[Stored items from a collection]
____
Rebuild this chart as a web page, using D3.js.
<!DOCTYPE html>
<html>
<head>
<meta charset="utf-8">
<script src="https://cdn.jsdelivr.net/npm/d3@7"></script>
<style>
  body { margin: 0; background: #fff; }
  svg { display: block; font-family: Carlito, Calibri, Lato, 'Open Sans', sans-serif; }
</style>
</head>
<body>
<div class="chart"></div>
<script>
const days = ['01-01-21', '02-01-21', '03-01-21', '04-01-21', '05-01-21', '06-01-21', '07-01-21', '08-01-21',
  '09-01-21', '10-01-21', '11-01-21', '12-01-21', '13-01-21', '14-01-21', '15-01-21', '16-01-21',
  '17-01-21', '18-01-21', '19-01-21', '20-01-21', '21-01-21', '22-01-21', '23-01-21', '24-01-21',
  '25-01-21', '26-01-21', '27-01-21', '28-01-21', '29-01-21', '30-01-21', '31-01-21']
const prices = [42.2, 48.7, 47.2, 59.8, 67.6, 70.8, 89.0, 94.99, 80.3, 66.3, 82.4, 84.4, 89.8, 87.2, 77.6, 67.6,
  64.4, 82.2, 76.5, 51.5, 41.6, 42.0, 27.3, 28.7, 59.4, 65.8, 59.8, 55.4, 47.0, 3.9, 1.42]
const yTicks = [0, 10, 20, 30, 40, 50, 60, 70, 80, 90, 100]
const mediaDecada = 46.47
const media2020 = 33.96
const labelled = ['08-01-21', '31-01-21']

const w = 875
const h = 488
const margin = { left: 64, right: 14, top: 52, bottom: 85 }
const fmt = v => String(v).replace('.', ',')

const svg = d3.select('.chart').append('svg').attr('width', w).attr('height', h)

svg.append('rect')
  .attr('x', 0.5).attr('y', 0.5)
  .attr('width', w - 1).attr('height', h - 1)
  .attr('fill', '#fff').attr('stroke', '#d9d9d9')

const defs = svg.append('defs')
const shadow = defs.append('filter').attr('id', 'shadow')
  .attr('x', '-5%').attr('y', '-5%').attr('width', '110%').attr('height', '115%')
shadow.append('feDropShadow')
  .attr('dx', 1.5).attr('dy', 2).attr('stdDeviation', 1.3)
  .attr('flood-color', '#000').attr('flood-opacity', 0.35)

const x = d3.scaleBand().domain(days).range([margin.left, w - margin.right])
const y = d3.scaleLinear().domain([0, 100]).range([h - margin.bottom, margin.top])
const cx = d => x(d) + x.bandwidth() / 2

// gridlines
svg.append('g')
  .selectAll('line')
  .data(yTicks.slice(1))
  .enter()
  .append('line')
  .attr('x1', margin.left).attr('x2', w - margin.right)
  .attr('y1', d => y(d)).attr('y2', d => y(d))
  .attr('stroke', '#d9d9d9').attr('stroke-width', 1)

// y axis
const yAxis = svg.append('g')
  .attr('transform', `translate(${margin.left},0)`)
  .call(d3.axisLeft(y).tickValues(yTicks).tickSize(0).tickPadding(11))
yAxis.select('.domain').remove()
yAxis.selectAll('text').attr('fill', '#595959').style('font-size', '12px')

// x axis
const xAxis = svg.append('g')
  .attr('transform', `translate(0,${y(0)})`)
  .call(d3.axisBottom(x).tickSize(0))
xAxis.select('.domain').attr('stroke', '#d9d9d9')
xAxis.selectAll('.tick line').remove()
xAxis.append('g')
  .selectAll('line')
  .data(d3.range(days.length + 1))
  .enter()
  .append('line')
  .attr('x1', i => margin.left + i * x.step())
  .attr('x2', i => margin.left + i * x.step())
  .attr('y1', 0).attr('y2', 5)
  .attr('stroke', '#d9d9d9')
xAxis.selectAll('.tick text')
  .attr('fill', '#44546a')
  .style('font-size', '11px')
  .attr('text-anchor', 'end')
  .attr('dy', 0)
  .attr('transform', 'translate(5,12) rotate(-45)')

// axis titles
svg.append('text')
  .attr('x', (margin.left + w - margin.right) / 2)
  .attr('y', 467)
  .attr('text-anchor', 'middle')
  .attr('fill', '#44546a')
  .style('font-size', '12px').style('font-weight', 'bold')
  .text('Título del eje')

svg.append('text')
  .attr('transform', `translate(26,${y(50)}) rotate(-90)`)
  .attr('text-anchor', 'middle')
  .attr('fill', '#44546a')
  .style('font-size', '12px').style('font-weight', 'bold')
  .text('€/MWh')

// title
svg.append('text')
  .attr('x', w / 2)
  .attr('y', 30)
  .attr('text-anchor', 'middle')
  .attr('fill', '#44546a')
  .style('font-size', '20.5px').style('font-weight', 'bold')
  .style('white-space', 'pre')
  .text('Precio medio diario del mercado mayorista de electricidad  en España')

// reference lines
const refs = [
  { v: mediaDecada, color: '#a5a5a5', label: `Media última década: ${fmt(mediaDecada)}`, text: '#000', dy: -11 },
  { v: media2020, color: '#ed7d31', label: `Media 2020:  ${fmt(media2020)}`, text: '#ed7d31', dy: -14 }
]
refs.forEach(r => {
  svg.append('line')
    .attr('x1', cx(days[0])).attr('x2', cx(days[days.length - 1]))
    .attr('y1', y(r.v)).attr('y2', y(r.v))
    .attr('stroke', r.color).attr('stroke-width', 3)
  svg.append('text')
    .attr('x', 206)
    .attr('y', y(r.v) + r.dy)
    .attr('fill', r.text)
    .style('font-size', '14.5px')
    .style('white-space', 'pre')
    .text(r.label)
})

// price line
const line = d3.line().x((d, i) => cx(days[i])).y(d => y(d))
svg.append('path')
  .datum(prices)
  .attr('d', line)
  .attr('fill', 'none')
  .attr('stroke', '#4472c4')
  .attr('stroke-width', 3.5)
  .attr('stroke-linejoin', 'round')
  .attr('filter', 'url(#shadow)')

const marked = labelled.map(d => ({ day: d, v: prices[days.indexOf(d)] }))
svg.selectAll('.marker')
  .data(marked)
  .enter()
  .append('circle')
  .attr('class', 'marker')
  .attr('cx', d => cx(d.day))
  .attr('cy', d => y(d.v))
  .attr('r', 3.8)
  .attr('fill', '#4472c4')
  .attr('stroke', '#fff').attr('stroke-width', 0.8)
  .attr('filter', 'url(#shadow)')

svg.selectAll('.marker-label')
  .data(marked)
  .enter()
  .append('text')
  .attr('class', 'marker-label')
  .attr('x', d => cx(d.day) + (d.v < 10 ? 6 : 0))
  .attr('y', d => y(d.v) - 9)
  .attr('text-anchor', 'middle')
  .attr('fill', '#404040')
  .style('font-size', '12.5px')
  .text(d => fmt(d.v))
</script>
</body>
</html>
____
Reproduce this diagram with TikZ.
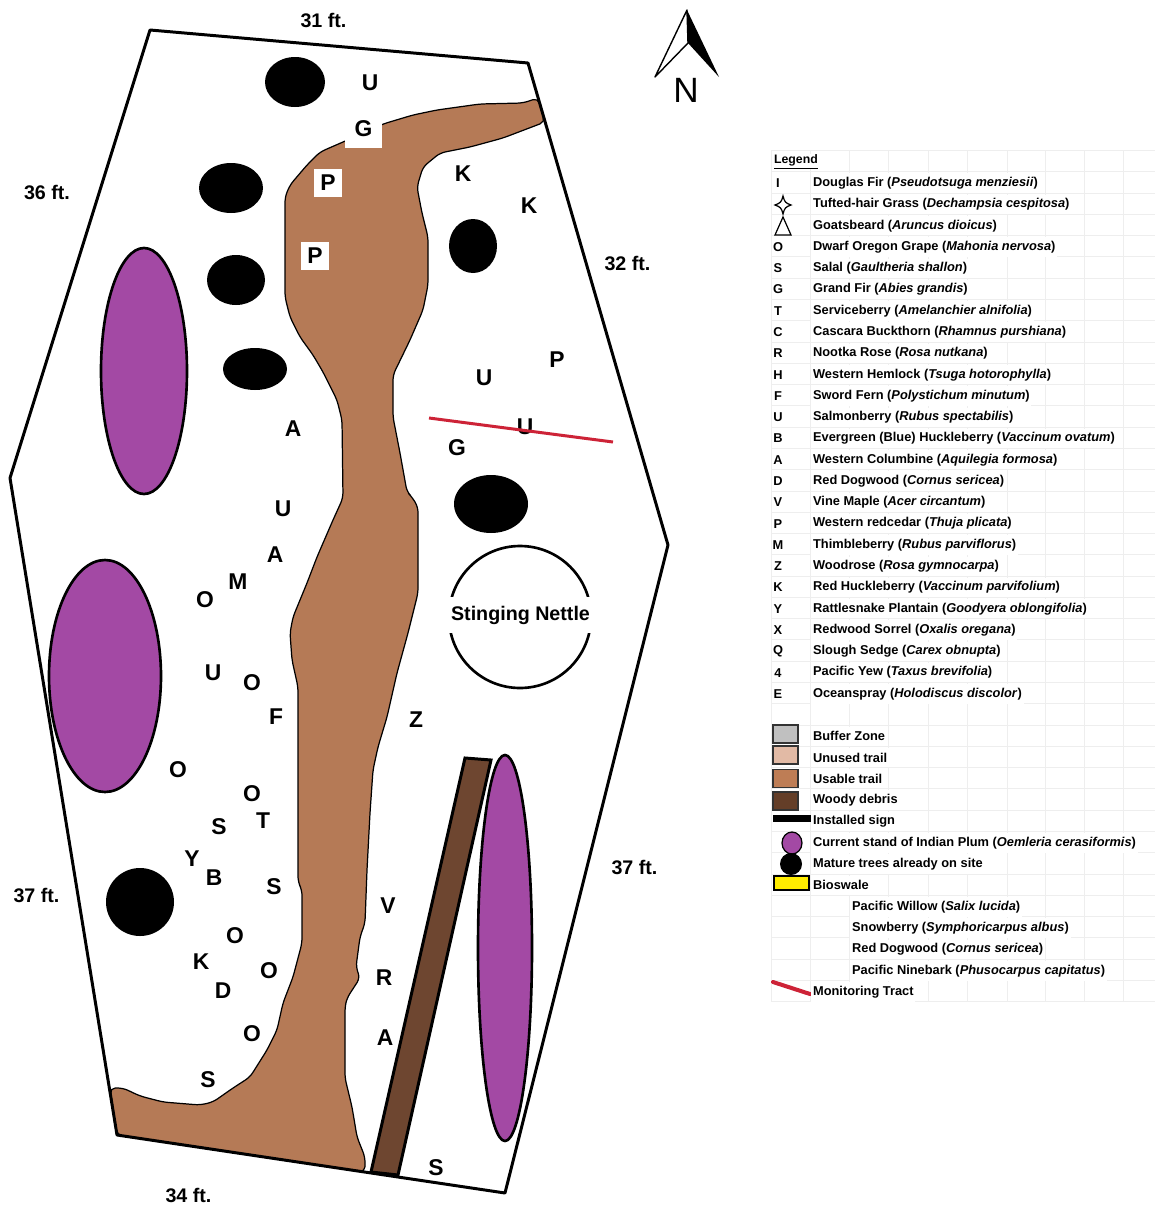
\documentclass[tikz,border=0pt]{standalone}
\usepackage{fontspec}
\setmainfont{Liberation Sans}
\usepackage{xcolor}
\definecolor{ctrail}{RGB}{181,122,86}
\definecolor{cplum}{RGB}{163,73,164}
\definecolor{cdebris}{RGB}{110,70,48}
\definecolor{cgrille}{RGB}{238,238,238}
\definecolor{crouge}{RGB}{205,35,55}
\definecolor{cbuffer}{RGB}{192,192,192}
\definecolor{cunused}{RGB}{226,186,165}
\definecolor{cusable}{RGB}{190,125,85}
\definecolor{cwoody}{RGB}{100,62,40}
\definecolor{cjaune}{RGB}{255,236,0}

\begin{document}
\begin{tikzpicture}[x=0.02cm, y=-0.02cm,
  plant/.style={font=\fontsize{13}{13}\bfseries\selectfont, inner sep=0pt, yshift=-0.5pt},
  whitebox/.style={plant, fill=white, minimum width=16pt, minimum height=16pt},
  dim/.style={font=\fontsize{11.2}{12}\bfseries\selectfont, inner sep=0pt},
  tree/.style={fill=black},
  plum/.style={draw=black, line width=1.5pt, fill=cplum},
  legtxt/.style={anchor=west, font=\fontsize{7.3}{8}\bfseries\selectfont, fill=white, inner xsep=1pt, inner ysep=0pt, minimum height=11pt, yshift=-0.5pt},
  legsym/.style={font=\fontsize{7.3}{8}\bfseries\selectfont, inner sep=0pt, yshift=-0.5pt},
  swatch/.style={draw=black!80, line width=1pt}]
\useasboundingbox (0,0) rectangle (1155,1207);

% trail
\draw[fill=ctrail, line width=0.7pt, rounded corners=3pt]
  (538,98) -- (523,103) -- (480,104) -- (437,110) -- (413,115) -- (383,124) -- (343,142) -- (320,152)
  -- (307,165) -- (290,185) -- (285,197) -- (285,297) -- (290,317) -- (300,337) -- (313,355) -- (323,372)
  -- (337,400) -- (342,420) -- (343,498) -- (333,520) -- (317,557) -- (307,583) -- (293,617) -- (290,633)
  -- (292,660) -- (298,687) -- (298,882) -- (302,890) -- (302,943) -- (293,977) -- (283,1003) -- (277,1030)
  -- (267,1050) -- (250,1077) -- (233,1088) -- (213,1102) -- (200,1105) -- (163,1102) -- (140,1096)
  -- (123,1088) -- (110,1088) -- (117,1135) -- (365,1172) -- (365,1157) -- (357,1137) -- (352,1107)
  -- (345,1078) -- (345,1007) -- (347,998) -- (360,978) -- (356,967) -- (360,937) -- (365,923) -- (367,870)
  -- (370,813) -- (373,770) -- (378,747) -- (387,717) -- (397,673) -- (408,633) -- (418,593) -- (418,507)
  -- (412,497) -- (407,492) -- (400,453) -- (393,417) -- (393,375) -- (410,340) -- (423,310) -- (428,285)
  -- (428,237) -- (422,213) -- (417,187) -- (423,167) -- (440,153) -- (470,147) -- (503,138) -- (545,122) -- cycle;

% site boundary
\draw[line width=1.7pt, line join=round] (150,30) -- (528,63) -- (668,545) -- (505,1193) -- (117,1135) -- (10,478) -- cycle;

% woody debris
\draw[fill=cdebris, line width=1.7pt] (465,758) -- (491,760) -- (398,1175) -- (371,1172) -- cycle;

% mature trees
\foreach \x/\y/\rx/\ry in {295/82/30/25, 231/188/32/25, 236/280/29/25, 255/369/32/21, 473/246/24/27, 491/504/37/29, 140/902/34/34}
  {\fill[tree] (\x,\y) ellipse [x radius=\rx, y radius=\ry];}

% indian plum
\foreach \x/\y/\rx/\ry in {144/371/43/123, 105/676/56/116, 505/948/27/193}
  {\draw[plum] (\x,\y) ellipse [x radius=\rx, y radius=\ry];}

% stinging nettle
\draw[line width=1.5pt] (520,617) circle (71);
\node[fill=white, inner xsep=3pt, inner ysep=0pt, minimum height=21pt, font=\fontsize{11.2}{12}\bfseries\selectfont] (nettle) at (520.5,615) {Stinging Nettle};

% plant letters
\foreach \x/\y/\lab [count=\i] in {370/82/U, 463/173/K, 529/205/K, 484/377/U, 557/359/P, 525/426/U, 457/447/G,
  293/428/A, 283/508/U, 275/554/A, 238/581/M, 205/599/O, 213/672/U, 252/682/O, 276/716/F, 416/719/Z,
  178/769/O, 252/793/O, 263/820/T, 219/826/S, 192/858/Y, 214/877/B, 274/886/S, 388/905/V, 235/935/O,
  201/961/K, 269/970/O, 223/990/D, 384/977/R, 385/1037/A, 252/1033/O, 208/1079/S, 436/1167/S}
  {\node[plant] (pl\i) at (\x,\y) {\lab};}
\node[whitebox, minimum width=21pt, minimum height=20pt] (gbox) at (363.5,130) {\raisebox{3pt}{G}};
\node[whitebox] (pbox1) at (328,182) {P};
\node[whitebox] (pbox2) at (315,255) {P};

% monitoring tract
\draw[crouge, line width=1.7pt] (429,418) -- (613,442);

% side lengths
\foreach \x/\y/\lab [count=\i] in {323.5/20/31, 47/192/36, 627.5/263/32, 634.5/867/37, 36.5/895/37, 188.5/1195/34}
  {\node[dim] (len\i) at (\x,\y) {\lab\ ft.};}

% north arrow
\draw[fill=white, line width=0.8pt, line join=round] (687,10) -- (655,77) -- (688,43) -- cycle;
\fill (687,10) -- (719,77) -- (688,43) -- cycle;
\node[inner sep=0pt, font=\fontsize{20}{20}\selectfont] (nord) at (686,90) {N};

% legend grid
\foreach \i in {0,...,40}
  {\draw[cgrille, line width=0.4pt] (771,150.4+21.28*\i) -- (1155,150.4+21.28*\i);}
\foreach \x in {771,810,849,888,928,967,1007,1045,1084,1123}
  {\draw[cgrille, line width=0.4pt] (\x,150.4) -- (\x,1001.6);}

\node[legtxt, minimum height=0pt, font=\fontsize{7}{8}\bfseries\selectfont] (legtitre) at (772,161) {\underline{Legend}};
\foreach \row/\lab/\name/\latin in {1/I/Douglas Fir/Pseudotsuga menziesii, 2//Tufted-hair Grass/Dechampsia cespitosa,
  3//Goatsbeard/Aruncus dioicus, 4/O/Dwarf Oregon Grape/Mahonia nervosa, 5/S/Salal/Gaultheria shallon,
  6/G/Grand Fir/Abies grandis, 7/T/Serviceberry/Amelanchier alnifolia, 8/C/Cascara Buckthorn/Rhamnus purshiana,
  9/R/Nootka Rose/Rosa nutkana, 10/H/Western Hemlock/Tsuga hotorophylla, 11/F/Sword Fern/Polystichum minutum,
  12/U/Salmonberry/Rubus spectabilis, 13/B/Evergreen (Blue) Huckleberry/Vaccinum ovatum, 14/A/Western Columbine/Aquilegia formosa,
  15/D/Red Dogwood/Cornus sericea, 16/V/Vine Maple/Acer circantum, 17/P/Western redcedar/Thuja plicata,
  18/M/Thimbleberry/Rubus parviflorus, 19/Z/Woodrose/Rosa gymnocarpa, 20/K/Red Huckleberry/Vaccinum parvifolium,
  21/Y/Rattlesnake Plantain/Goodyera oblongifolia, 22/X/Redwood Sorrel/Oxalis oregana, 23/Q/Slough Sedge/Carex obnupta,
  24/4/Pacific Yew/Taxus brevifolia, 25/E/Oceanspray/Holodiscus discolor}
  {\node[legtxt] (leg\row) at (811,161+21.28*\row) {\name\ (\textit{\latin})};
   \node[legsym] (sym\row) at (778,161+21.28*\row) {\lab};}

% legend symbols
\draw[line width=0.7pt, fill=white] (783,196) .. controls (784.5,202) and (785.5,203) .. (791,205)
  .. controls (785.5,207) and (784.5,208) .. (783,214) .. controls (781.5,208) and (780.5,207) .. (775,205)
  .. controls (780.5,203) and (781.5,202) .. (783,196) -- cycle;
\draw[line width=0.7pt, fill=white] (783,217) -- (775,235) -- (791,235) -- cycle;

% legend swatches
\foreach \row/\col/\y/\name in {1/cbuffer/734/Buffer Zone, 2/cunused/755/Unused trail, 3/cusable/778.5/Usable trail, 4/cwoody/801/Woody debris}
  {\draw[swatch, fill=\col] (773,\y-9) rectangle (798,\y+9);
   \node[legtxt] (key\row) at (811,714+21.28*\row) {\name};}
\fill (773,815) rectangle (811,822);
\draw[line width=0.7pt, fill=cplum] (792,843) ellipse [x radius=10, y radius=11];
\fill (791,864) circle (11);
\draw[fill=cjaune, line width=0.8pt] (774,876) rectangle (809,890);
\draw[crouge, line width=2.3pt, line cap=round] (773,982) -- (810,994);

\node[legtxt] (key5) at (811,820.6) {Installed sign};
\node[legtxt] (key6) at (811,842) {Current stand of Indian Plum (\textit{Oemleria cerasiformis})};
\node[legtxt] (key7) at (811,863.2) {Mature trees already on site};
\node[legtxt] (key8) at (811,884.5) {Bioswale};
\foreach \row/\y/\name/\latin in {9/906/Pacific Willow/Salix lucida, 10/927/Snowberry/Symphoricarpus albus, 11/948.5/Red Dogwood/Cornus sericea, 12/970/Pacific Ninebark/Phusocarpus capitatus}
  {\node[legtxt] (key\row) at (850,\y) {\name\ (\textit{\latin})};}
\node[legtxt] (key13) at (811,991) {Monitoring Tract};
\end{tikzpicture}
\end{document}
____
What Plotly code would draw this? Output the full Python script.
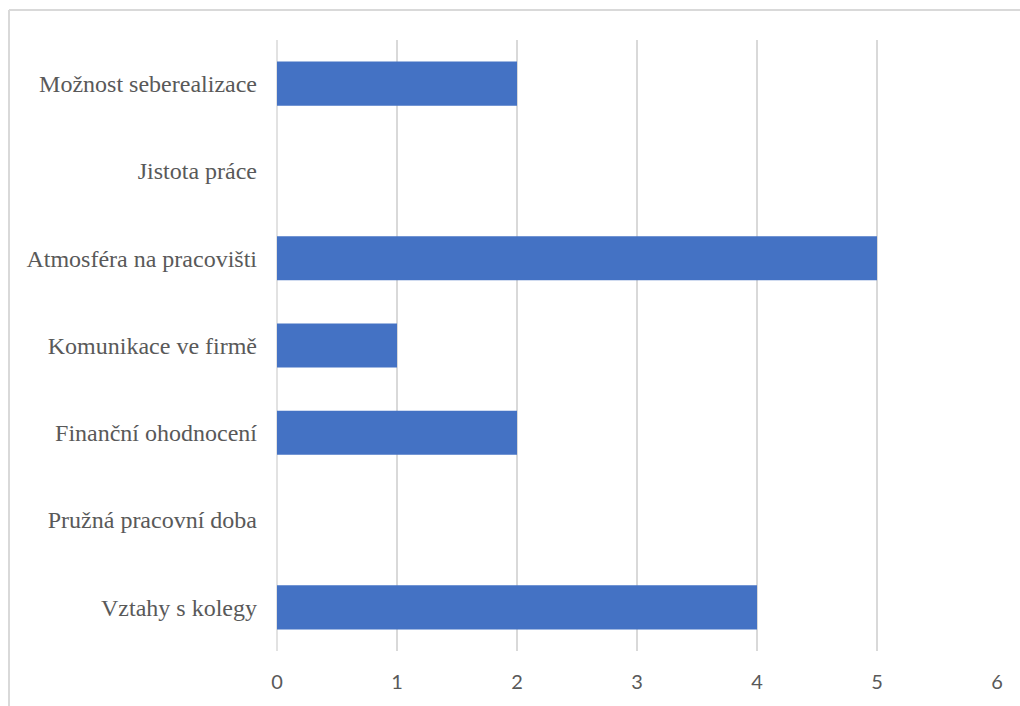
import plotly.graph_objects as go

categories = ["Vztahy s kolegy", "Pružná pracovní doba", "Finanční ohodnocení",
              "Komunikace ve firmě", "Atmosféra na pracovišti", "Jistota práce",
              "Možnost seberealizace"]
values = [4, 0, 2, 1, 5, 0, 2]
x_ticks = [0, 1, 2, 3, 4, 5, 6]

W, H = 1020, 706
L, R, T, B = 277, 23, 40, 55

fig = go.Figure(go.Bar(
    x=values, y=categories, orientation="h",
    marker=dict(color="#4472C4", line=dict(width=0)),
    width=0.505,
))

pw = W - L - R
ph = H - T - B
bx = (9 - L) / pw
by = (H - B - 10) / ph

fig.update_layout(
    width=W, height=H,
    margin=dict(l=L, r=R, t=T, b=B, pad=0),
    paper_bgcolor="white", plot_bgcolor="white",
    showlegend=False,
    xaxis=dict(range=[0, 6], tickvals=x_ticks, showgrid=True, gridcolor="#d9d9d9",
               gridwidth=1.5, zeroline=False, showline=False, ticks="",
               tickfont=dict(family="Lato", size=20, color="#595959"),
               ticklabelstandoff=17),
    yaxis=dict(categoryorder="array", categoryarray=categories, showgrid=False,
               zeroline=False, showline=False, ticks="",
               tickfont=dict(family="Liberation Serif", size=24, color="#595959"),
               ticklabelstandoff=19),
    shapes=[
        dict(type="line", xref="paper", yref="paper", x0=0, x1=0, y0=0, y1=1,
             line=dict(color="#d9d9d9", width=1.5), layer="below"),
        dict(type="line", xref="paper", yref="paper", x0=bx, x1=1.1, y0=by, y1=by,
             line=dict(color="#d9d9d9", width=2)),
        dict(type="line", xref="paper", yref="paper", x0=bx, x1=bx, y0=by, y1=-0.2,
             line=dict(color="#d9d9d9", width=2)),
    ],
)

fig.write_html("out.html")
____
**Goal of the exercise**
Copy every line that contains the string "this".

**Written answer**
Rebuild this chart as a web page, using D3.js.
Reproduce this diagram with TikZ.
What Plotly code would draw this? Output the full Python script.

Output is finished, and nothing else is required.